On 2/7/13 1:38 PM, Dan Berindei wrote:
No, I think it'll apply to all messages. A simple implementation could
dispatch OOB messages to the thread pool, as they don't need to be
ordered. Regular messages could be added to a queue where they are
processed sequentially by a *single* thread. Pedro does implement
ordering based on transactions (see his prev email), and I think there
are some other good use cases for regular messages. I think one thing
that could be done for regular messages is to implement something like
SCOPE (remember ?) for async RPCs: updates to different web sessions
could be processed concurrently, only updates to the *same* session
would have to be ordered.
Yeah, I agree implementing the regular message ordering ourselves
would give us a little more room for optimizations. But it would make
our part more complicated, too. Well, not for Total Ordering, because
Pedro already implemented it, but for our regular async scenarios we'd
need to add a thread pool (we want to allow 2 threads from different
sources to access different keys at the same time).

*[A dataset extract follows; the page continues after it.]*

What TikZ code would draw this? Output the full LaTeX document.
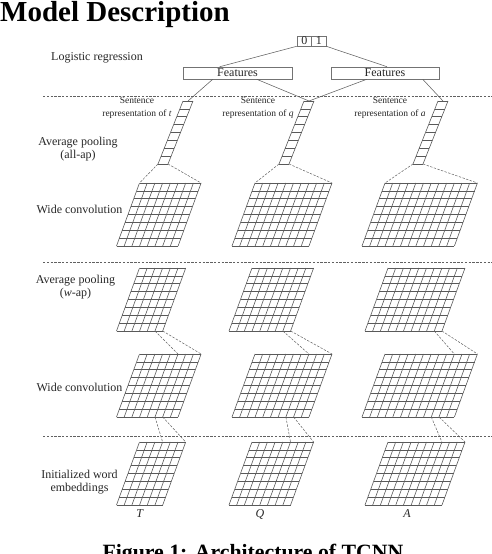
\documentclass[tikz,border=0pt]{standalone}
\usepackage{fontspec}
\setmainfont{Liberation Serif}
\usetikzlibrary{calc}
\def\ch{7.875}
% name, x0, ybottom, ncols, nrows, cell width, slant per row
\newcommand\cnngrid[7]{%
  \foreach \i in {0,...,#4}{
    \coordinate (#1-b\i) at ({#2+\i*#6},{#3});
    \coordinate (#1-t\i) at ({#2+\i*#6+#5*#7},{#3-#5*\ch});
    \draw[gridline] (#1-b\i) -- (#1-t\i);
  }
  \foreach \j in {0,...,#5}{
    \draw[gridline] ({#2+\j*#7},{#3-\j*\ch}) -- ++({#4*#6},0);
  }
}
\begin{document}
\begin{tikzpicture}[x=1pt,y=-1pt,
  gridline/.style={draw=black!65, line width=0.6pt},
  dashline/.style={draw=black!62, line width=0.5pt, dash pattern=on 2.4pt off 1.4pt},
  conn/.style={draw=black!62, line width=0.55pt},
  lbl/.style={font=\fontsize{12}{13}\selectfont, align=center, text=black!85, inner sep=0},
  slbl/.style={font=\fontsize{9.5}{13}\selectfont, align=center, text=black!85, inner sep=0},
  box/.style={draw=black!55, line width=0.55pt, inner sep=0, font=\fontsize{12}{12}\selectfont, text=black!85}
]
\path[use as bounding box] (0,0) rectangle (492,554);
\clip (0,0) rectangle (492,554);

% headings
\node[anchor=base west, inner sep=0, font=\bfseries\fontsize{29}{29}\selectfont] (title) at (0,21) {Model Description};
\node[anchor=base, inner sep=0, font=\bfseries\fontsize{21.8}{22}\selectfont] (caption) at (253,559.5) {Figure 1: Architecture of TCNN};

% separators
\coordinate (s1a) at (43,96);  \coordinate (s1b) at (492,96);
\coordinate (s2a) at (43,262); \coordinate (s2b) at (492,262);
\coordinate (s3a) at (43,436); \coordinate (s3b) at (492,436);
\draw[dashline] (s1a) -- (s1b);
\draw[dashline] (s2a) -- (s2b);
\draw[dashline] (s3a) -- (s3b);

% output and feature boxes
\node[box, minimum width=14.5pt, minimum height=10pt] (zero) at (304.25,41) {0};
\node[box, minimum width=14.5pt, minimum height=10pt] (one) at (318.75,41) {1};
\node[box, minimum width=109pt, minimum height=12pt] (f1) at (237.5,73) {Features};
\node[box, minimum width=108pt, minimum height=12pt] (f2) at (385,73) {Features};

% row labels
\node[lbl] (lr) at (97,58) {Logistic regression};
\node[lbl] (ap1) at (78,149.5) {Average pooling\\(all-ap)};
\node[lbl] (wc1) at (79.5,209) {Wide convolution};
\node[lbl] (ap2) at (75.5,287.5) {Average pooling\\(\textit{w}-ap)};
\node[lbl] (wc2) at (79.5,387) {Wide convolution};
\node[lbl] (iw) at (79.5,482.5) {Initialized word\\embeddings};
\node[slbl] (st) at (137,108) {Sentence\\representation of \textit{t}};
\node[slbl] (sq) at (258,108) {Sentence\\representation of \textit{q}};
\node[slbl] (sa) at (390,108) {Sentence\\representation of \textit{a}};
\node[lbl] (lt) at (140,514) {\textit{T}};
\node[lbl] (lq) at (260,514) {\textit{Q}};
\node[lbl] (la) at (407,514) {\textit{A}};

% sentence vectors
\cnngrid{vt}{158}{164}{1}{8}{10}{3.125}
\cnngrid{vq}{279}{164}{1}{8}{10}{3.125}
\cnngrid{va}{413}{164}{1}{8}{10}{3.125}

% upper wide convolution
\cnngrid{cut}{116.5}{246}{8}{8}{7.7}{2.875}
\cnngrid{cuq}{232}{246}{10}{8}{7.7}{2.875}
\cnngrid{cua}{362}{246}{12}{8}{7.7}{2.875}

% w-ap
\cnngrid{wt}{116.5}{331}{6}{8}{7.7}{2.875}
\cnngrid{wq}{229}{331}{8}{8}{7.7}{2.875}
\cnngrid{wa}{365}{331}{10}{8}{7.7}{2.875}

% lower wide convolution
\cnngrid{clt}{116.5}{417}{8}{8}{7.7}{2.875}
\cnngrid{clq}{232}{417}{10}{8}{7.7}{2.875}
\cnngrid{cla}{362}{417}{12}{8}{7.7}{2.875}

% embeddings
\cnngrid{et}{116.5}{505}{6}{8}{7.7}{2.875}
\cnngrid{eq}{229}{505}{8}{8}{7.7}{2.875}
\cnngrid{ea}{365}{505}{10}{8}{7.7}{2.875}

% solid connectors
\draw[conn] (zero.south west) -- ([xshift=37pt]f1.north west);
\draw[conn] (one.south east) -- ([xshift=2pt]f2.north);
\draw[conn] ([xshift=30pt]f1.south west) -- ($(vt-t0)!0.5!(vt-t1)$);
\draw[conn] ([xshift=74pt]f1.south west) -- ($(vq-t0)!0.5!(vq-t1)$);
\draw[conn] ([xshift=36pt]f2.south west) -- ($(vq-t0)!0.5!(vq-t1)$);
\draw[conn] ([xshift=92pt]f2.south west) -- ($(va-t0)!0.5!(va-t1)$);

% all-ap connectors
\draw[dashline] (vt-b0) -- (cut-t0);  \draw[dashline] (vt-b1) -- (cut-t8);
\draw[dashline] (vq-b0) -- (cuq-t0);  \draw[dashline] (vq-b1) -- (cuq-t10);
\draw[dashline] (va-b0) -- (cua-t0);  \draw[dashline] (va-b1) -- (cua-t12);

% w-ap connectors
\draw[dashline] (wt-b5) -- (clt-t5);  \draw[dashline] (wt-b6) -- (clt-t8);
\draw[dashline] (wq-b7) -- (clq-t7);  \draw[dashline] (wq-b8) -- (clq-t10);
\draw[dashline] (wa-b9) -- (cla-t9);  \draw[dashline] (wa-b10) -- (cla-t12);

% convolution connectors
\draw[dashline] (clt-b5) -- (et-t3);  \draw[dashline] (clt-b6) -- (et-t6);
\draw[dashline] (clq-b7) -- (eq-t5);  \draw[dashline] (clq-b8) -- (eq-t8);
\draw[dashline] (cla-b9) -- (ea-t7);  \draw[dashline] (cla-b10) -- (ea-t10);
\end{tikzpicture}
\end{document}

We don't need to implement this *now*, but let's agree on the API
(feedback from Pedro and you guys), and add this in JGroups 3.3.
You can start out with a very simple implementation, or no
implementation at all (then you'd have the same behavior as now), but
the point is that you can do this at your own pace, and don't depend on
any changes in JGroups (once 3.3 is used by Infinispan).
I agree that optimization of thread/request processing *while still
preserving ordering where needed* might be a bit tricky, but the
potential benefits are great. You could for example add request
priorities by adding a parameter/flag to RPCs and dispatching them to a
priority queue in your thread pool, without me having to change anything.